_PROBLEM TO SOLVE_
Below is a listing. Return the lines from the one that contains "Rebuild this chart" to the one that contains "const data = categories.map((c, i)", both ends included, verbatim and with no pictures.

_Dataset records_
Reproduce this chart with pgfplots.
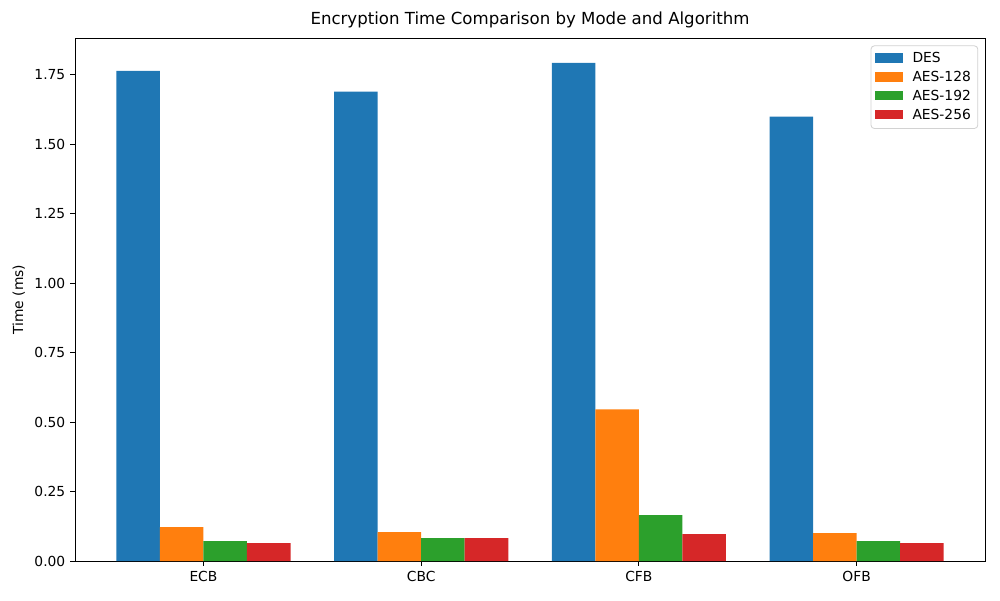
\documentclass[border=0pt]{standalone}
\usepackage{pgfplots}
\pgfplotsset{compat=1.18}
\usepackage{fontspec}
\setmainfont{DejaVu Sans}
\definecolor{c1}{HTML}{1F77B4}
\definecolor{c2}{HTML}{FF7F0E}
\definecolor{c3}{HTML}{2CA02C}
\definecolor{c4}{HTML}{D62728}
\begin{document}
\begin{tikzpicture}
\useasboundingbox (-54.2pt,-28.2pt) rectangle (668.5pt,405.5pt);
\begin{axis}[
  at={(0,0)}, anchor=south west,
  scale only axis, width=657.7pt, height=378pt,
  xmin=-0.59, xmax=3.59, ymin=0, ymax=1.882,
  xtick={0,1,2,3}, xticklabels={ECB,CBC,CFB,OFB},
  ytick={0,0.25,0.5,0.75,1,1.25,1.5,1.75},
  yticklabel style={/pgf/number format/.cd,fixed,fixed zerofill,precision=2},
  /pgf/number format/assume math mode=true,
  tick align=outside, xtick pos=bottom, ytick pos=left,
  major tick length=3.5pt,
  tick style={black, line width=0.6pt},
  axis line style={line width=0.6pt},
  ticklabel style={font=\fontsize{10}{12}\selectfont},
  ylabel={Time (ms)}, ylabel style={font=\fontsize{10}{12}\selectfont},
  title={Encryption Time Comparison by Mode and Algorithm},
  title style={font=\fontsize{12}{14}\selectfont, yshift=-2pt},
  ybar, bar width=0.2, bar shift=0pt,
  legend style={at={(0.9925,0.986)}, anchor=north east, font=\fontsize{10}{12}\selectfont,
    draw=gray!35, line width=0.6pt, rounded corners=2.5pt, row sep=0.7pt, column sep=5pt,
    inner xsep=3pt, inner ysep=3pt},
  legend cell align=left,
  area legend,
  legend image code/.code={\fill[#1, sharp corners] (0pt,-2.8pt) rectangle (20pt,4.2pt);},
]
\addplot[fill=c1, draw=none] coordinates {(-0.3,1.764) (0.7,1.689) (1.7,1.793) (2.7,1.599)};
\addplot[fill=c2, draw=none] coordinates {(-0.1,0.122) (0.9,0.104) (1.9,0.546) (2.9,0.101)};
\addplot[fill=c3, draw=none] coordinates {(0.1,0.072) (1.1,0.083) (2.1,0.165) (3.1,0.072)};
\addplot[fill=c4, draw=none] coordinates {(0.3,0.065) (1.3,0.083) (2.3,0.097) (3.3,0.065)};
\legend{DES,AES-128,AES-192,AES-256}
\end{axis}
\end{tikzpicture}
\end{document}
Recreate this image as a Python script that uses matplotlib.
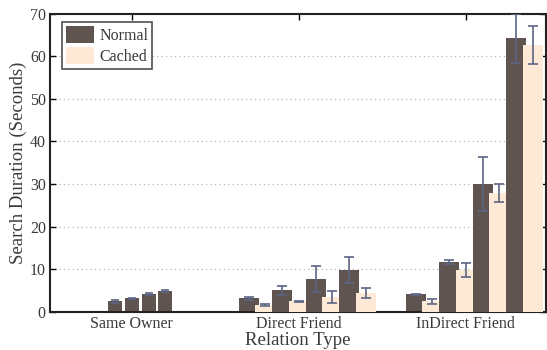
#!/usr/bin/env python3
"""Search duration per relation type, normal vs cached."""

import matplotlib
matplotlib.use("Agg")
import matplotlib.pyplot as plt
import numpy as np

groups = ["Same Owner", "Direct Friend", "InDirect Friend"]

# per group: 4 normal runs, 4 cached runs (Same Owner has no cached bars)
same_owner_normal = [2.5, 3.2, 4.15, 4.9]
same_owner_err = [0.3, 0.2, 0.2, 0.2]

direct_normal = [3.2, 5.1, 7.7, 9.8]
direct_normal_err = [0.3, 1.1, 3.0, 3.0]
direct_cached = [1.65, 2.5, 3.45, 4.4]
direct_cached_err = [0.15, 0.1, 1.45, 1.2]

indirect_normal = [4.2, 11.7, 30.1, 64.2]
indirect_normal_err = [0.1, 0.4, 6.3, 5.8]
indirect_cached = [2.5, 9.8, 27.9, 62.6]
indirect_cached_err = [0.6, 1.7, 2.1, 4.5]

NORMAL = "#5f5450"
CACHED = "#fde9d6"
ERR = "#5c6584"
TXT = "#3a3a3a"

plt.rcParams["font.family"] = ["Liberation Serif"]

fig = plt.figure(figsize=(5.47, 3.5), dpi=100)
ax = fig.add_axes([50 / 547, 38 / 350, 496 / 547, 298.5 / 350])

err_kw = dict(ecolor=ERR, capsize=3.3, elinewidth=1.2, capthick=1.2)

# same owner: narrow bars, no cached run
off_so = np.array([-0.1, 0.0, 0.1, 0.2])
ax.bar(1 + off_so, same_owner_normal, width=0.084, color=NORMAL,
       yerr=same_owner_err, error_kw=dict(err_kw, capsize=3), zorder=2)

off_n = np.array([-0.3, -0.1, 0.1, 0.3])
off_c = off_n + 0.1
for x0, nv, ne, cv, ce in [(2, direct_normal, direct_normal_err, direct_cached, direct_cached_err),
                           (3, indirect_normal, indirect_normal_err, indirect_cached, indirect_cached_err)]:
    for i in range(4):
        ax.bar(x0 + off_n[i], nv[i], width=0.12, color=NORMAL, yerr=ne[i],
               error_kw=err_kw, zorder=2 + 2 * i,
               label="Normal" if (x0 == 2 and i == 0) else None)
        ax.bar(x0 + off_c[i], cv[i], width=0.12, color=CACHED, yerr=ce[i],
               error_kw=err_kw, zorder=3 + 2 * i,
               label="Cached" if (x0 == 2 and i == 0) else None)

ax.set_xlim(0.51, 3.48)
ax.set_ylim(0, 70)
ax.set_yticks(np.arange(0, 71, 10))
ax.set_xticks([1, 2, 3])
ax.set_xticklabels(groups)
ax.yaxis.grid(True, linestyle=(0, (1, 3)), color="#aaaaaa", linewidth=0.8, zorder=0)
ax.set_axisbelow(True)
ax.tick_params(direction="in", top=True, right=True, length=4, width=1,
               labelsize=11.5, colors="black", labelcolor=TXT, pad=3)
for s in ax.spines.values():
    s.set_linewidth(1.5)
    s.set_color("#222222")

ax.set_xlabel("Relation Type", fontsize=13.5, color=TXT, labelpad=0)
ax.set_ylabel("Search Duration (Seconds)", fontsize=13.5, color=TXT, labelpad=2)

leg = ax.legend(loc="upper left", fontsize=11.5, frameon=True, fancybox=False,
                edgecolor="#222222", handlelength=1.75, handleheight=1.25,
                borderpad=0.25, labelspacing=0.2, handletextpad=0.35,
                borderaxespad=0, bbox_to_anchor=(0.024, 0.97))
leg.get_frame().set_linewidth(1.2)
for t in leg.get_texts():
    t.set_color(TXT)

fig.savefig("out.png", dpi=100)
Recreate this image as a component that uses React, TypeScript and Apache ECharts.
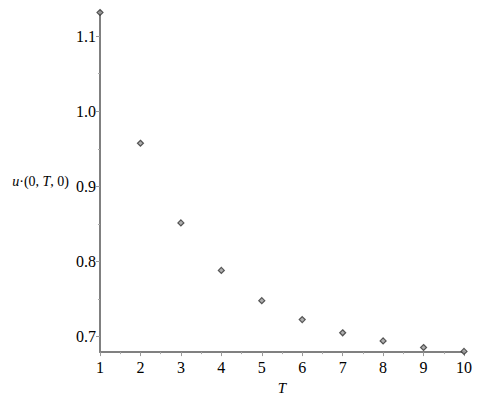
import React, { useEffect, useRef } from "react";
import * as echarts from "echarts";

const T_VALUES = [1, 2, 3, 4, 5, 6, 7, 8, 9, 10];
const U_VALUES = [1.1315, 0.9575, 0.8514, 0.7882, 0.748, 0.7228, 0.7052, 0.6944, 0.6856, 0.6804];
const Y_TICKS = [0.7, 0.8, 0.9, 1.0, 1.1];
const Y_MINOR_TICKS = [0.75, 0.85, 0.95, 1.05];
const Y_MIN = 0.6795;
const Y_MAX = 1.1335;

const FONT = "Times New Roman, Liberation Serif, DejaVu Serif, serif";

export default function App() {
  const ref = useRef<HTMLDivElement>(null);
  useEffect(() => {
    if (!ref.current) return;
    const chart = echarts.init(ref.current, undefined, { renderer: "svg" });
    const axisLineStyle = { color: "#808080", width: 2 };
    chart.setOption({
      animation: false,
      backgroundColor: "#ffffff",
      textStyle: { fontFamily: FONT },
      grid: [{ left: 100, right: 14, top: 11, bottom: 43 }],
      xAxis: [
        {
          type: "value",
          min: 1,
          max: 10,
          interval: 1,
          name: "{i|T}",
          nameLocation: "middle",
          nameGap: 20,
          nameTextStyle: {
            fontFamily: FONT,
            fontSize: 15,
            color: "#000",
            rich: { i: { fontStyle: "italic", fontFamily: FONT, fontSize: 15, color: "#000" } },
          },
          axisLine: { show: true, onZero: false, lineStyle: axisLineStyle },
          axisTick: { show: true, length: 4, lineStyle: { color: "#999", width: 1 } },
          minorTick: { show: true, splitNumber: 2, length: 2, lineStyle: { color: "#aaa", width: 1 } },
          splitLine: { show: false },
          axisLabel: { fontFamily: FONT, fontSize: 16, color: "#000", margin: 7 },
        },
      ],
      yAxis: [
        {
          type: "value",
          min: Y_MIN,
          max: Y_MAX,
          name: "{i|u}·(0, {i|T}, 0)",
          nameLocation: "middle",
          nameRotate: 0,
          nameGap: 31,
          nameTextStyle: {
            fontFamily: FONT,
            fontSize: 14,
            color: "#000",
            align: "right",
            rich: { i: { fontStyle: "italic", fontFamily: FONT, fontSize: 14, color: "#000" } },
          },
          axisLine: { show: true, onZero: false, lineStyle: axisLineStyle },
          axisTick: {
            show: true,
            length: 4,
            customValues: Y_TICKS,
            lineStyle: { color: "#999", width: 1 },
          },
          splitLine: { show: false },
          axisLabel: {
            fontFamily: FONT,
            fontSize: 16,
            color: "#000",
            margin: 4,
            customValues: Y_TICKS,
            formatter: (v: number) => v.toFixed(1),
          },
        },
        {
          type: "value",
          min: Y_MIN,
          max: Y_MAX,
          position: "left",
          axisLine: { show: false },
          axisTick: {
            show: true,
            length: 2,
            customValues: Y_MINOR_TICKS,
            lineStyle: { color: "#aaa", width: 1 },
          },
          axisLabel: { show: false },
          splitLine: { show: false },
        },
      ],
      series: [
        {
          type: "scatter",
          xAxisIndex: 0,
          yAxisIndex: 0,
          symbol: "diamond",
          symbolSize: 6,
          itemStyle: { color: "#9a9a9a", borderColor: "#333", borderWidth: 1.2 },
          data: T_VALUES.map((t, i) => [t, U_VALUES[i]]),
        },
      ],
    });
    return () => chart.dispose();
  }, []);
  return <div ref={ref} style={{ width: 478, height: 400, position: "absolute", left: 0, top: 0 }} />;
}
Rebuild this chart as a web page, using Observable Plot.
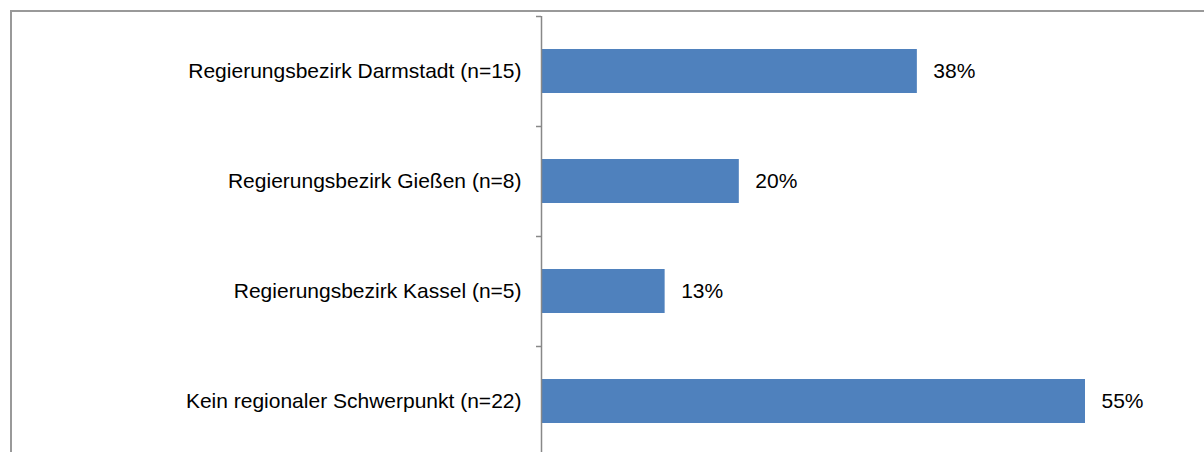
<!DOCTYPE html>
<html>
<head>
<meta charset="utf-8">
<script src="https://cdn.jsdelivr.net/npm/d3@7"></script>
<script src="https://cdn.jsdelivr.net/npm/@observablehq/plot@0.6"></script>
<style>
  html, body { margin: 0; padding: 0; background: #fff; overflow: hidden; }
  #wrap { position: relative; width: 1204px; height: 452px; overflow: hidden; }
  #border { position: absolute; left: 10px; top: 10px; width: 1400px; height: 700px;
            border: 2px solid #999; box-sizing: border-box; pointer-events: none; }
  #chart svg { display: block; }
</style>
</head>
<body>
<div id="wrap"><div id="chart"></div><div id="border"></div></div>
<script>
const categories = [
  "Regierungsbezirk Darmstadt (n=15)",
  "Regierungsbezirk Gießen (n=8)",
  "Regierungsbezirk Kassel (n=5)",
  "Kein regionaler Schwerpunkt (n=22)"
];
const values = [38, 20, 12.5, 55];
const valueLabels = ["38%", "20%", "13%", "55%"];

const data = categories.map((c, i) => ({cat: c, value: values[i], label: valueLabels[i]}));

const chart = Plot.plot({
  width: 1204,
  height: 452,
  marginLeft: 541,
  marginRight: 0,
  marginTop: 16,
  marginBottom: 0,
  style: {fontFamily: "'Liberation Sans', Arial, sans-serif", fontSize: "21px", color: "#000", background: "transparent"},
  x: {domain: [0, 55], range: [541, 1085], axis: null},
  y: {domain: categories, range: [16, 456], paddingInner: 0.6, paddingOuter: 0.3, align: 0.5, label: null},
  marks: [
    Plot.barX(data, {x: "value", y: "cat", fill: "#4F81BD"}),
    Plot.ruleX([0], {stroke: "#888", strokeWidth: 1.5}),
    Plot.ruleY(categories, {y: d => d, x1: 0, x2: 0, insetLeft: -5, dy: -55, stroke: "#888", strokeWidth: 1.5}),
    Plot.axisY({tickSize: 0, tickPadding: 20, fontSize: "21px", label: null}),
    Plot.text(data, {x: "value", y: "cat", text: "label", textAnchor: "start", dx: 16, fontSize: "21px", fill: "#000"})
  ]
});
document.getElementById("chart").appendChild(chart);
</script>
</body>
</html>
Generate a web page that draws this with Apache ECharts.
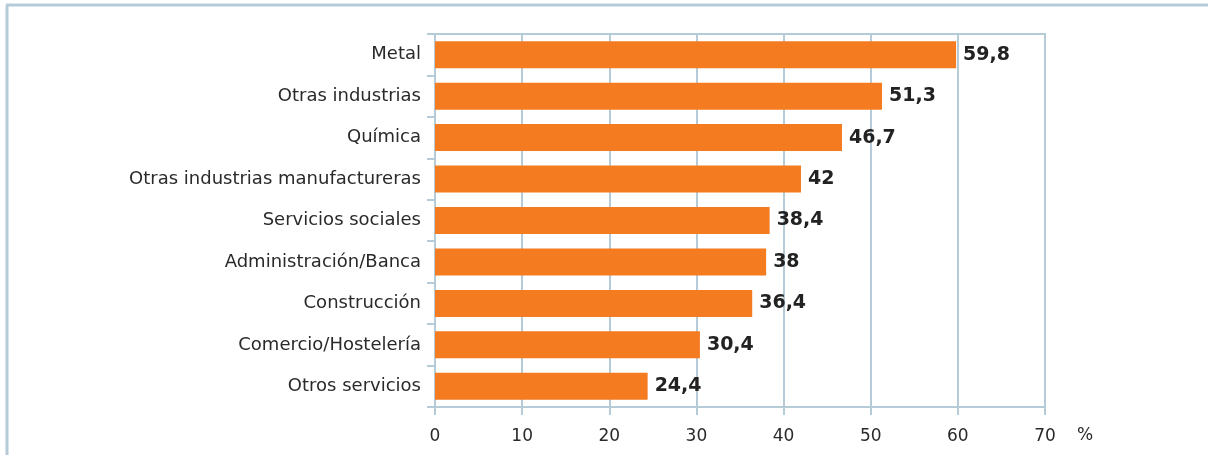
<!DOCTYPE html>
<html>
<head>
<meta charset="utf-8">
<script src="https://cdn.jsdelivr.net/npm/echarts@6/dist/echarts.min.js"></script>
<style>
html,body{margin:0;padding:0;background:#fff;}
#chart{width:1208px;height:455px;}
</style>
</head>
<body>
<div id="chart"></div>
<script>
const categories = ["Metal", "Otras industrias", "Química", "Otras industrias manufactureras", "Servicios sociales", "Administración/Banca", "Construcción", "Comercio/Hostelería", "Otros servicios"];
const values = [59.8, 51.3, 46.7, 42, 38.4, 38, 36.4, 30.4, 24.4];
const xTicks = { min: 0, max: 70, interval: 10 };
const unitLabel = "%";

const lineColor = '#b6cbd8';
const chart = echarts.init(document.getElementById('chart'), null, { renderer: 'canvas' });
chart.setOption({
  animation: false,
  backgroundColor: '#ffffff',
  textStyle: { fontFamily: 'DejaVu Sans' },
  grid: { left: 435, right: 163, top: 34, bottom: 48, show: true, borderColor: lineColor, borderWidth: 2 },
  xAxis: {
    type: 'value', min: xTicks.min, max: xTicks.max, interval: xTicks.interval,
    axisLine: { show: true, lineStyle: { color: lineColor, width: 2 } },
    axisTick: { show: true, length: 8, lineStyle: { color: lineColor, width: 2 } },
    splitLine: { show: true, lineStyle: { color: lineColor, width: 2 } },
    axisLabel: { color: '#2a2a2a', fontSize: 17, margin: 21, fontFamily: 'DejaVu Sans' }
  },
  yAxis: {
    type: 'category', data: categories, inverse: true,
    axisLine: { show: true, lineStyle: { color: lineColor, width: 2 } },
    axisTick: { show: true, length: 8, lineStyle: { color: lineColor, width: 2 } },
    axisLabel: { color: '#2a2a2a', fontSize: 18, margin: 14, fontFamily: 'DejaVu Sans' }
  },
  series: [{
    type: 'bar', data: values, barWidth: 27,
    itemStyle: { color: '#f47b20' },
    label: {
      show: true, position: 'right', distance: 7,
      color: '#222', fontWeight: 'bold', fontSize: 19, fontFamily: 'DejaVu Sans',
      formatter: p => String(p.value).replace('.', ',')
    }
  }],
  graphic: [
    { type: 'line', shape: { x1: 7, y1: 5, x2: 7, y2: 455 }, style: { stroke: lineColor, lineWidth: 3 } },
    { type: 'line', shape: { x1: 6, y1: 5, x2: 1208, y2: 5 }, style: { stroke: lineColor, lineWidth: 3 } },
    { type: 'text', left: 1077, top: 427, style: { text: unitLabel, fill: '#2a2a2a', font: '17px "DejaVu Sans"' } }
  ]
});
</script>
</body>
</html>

_FINAL ANSWER_
Rebuild this chart as a web page, using Observable Plot.
<!DOCTYPE html>
<html>
<head>
<meta charset="utf-8">
<script src="https://cdn.jsdelivr.net/npm/d3@7"></script>
<script src="https://cdn.jsdelivr.net/npm/@observablehq/plot@0.6"></script>
<style>
  html, body { margin: 0; padding: 0; background: #fff; overflow: hidden; }
  #wrap { position: relative; width: 1204px; height: 452px; overflow: hidden; }
  #border { position: absolute; left: 10px; top: 10px; width: 1400px; height: 700px;
            border: 2px solid #999; box-sizing: border-box; pointer-events: none; }
  #chart svg { display: block; }
</style>
</head>
<body>
<div id="wrap"><div id="chart"></div><div id="border"></div></div>
<script>
const categories = [
  "Regierungsbezirk Darmstadt (n=15)",
  "Regierungsbezirk Gießen (n=8)",
  "Regierungsbezirk Kassel (n=5)",
  "Kein regionaler Schwerpunkt (n=22)"
];
const values = [38, 20, 12.5, 55];
const valueLabels = ["38%", "20%", "13%", "55%"];

const data = categories.map((c, i) => ({cat: c, value: values[i], label: valueLabels[i]}));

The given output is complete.